» Given instruction
Print nothing but the lines from the start of the listing below through the line that contains "const valueBaseline = [31, 96, 153, 220, 282, 335, 394];". Do not include the pictures.

━━━━

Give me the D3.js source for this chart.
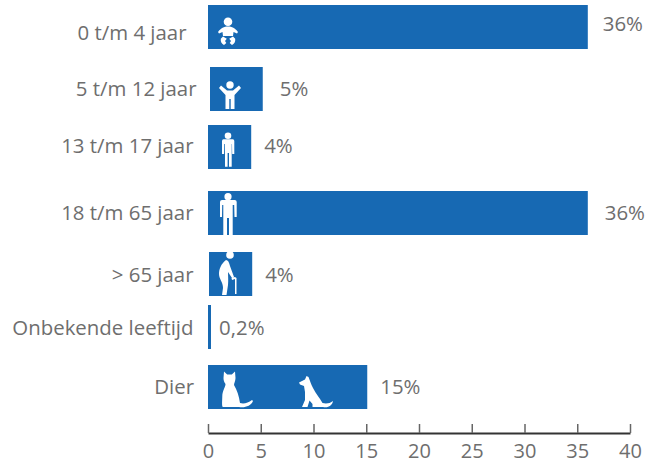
<!DOCTYPE html>
<html>
<head>
<meta charset="utf-8">
<script src="https://cdn.jsdelivr.net/npm/d3@7"></script>
<style>
  html, body { margin: 0; padding: 0; background: #fff; }
  svg { display: block; }
  text { font-family: "Open Sans", "Noto Sans", sans-serif; fill: #6e6e6e; }
</style>
</head>
<body>
<div id="chart"></div>
<script>
// data
const categories = ["0 t/m 4 jaar", "5 t/m 12 jaar", "13 t/m 17 jaar", "18 t/m 65 jaar", "> 65 jaar", "Onbekende leeftijd", "Dier"];
const values = [36, 5, 4, 36, 4, 0.2, 15];
const valueLabels = ["36%", "5%", "4%", "36%", "4%", "0,2%", "15%"];
const xTicks = [0, 5, 10, 15, 20, 25, 30, 35, 40];

const width = 658;
const height = 462;
const barHeight = 44;

// the rows in the original are hand placed, so not a regular band
const rowTops = [5, 67, 125, 191, 252, 305, 365];
const barNudge = [0, 2, 0, 0, 1, 0, 0];
const barExtra = [0, 0, 1, 0, 1, 0, 1];
const labelRight = [186.5, 196.5, 193.5, 193.5, 193.5, 193.5, 194];
const labelBaseline = [40, 96, 153, 220, 282, 335, 394];
const valueLeft = [15, 17, 13, 17, 13, 9, 13];
const valueBaseline = [31, 96, 153, 220, 282, 335, 394];

// icons in bar-local pixels (left/top of the bar is 0,0)
const icons = {
  baby: "M10 27 C13 23 16 21.5 20 21.5 C24 21.5 27 23 30 27 L29 28.5 L25.5 27 L25 31 L15 31 L14.5 27 L11 28.5 Z" +
    "M15 31.5 L18.8 33.8 L17 36 L18.3 38 L16 40 C14 39 12.3 37 12.8 33.8 Z" +
    "M25 31.5 L21.2 33.8 L23 36 L21.7 38 L24 40 C26 39 27.7 37 27.2 33.8 Z",
  child: "M9 21 L11 18.5 L17 23.5 L23 23.5 L29 18.5 L31 21 L24.5 28 L24.5 42 L20.7 42 L20.7 32 L19.3 32 L19.3 42 L15.5 42 L15.5 28 Z",
  teen: "M15.5 14.3 L24.8 14.3 Q26.3 14.3 26.3 16 L26.3 29 L24.2 29 L24 19 L23.7 19 L23.7 41.7 L21 41.7 L21 28 L19.6 28 L19.6 41.7 L17 41.7 L17 19 L16.3 19 L16.1 29 L14 29 L14 16 Q14 14.3 15.5 14.3 Z",
  adult: "M14 9 L26.7 9 Q28.7 9 28.7 11 L28.7 26 L26.5 26 L26.2 14 L24.7 14 L24.7 44 L21 44 L21 27 L19 27 L19 44 L15.3 44 L15.3 14 L14.2 14 L14 26 L12 26 L12 11 Q12 9 14 9 Z",
  elder: "M17 8 C12 12 10 17 10 22 C10 27 14 30 14 36 L13 43 L17.5 43 L19 33 C19.5 28 19 24 19 20 L23 26 L25 25 L21 14 C20 10 19 8 17 8 Z" +
    "M22.5 26 L26 25 L27.5 26 L27.5 42 L26 42 L26 27 L23 28 Z",
  cat: "M16 6.5 L19.2 9.5 L23.8 9.5 L27 6.5 L27.5 13 C27.5 16 26 18 26 20 C29 25 31 31 32 38 C36 39 40 38 44 35 L45 36 C43 41 37 43 31 42 L15 42 C13.5 42 14.3 35 14.3 31 C14.3 26 17.5 22 17.5 19 C16 17 15.5 15 15.5 13 Z",
  dog: "M91 17.5 L97 14.5 L98.5 11 L100.5 12 C102 16 103 19 105 23 C108 29 112 33 114.5 38 C118 39 122 38.5 125 36 C124.5 40 120 43.5 115 42 L104.5 42 L104.5 39 L101.5 35.5 L99.5 42 L94 42 L97 35 L97 27 L96 21 L92 19.5 Z"
};
const rowIcons = [
  [{ d: icons.baby, head: [20, 16.7, 4.3] }],
  [{ d: icons.child, head: [20, 18, 3.7] }],
  [{ d: icons.teen, head: [20, 10.7, 3.3] }],
  [{ d: icons.adult, head: [20, 5.7, 3.6] }],
  [{ d: icons.elder, head: [21, 3, 3.8] }],
  [],
  [{ d: icons.cat }, { d: icons.dog }]
];

const rows = categories.map((c, i) => ({ category: c, value: values[i], label: valueLabels[i], i: i }));

const xScale = d3.scaleLinear().domain([0, 40]).range([208, 630]);
const yScale = d3.scaleOrdinal().domain(categories).range(rowTops);

const svg = d3.select("#chart").append("svg")
  .attr("width", width)
  .attr("height", height);

// bars
const row = svg.selectAll(".row")
  .data(rows)
  .enter()
  .append("g")
  .attr("class", "row")
  .attr("transform", d => `translate(${xScale(0) + barNudge[d.i]},${yScale(d.category)})`);

row.append("rect")
  .attr("width", d => Math.max(xScale(d.value) - xScale(0) + barExtra[d.i], 3))
  .attr("height", barHeight)
  .attr("fill", "#1769b3");

// icons, clipped to the bar like the original
svg.append("defs").append("clipPath")
  .attr("id", "barClip")
  .append("rect")
  .attr("width", width)
  .attr("height", barHeight);

const icon = row.append("g").attr("clip-path", "url(#barClip)");
icon.selectAll("path")
  .data(d => rowIcons[d.i])
  .enter()
  .append("path")
  .attr("d", d => d.d)
  .attr("fill", "#fff");
icon.selectAll("circle")
  .data(d => rowIcons[d.i].filter(k => k.head))
  .enter()
  .append("circle")
  .attr("cx", d => d.head[0])
  .attr("cy", d => d.head[1])
  .attr("r", d => d.head[2])
  .attr("fill", "#fff");

// category labels
svg.selectAll(".cat")
  .data(rows)
  .enter()
  .append("text")
  .attr("class", "cat")
  .attr("x", d => labelRight[d.i])
  .attr("y", d => labelBaseline[d.i])
  .attr("text-anchor", "end")
  .style("font-size", "20.4px")
  .text(d => d.category);

// value labels
svg.selectAll(".val")
  .data(rows)
  .enter()
  .append("text")
  .attr("class", "val")
  .attr("x", d => xScale(d.value) + barNudge[d.i] + barExtra[d.i] + valueLeft[d.i])
  .attr("y", d => valueBaseline[d.i])
  .style("font-size", "20.4px")
  .text(d => d.label);

// axis, ticks point up
const axis = svg.append("g")
  .attr("transform", "translate(0,433)")
  .call(d3.axisBottom(xScale).tickValues(xTicks).tickFormat(d3.format("d")).tickSizeInner(-9).tickSizeOuter(0));
axis.select(".domain").attr("stroke", "#333").attr("stroke-width", 2);
axis.selectAll(".tick line").attr("stroke", "#666").attr("stroke-width", 1.5);
axis.selectAll(".tick text")
  .attr("y", 11)
  .attr("dy", "0.71em")
  .style("font-size", "20px")
  .style("font-family", '"Open Sans", "Noto Sans", sans-serif');
</script>
</body>
</html>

━━━━

» Task output
Give me the D3.js source for this chart.
<!DOCTYPE html>
<html>
<head>
<meta charset="utf-8">
<script src="https://cdn.jsdelivr.net/npm/d3@7"></script>
<style>
  html, body { margin: 0; padding: 0; background: #fff; }
  svg { display: block; }
  text { font-family: "Open Sans", "Noto Sans", sans-serif; fill: #6e6e6e; }
</style>
</head>
<body>
<div id="chart"></div>
<script>
// data
const categories = ["0 t/m 4 jaar", "5 t/m 12 jaar", "13 t/m 17 jaar", "18 t/m 65 jaar", "> 65 jaar", "Onbekende leeftijd", "Dier"];
const values = [36, 5, 4, 36, 4, 0.2, 15];
const valueLabels = ["36%", "5%", "4%", "36%", "4%", "0,2%", "15%"];
const xTicks = [0, 5, 10, 15, 20, 25, 30, 35, 40];

const width = 658;
const height = 462;
const barHeight = 44;

// the rows in the original are hand placed, so not a regular band
const rowTops = [5, 67, 125, 191, 252, 305, 365];
const barNudge = [0, 2, 0, 0, 1, 0, 0];
const barExtra = [0, 0, 1, 0, 1, 0, 1];
const labelRight = [186.5, 196.5, 193.5, 193.5, 193.5, 193.5, 194];
const labelBaseline = [40, 96, 153, 220, 282, 335, 394];
const valueLeft = [15, 17, 13, 17, 13, 9, 13];
const valueBaseline = [31, 96, 153, 220, 282, 335, 394];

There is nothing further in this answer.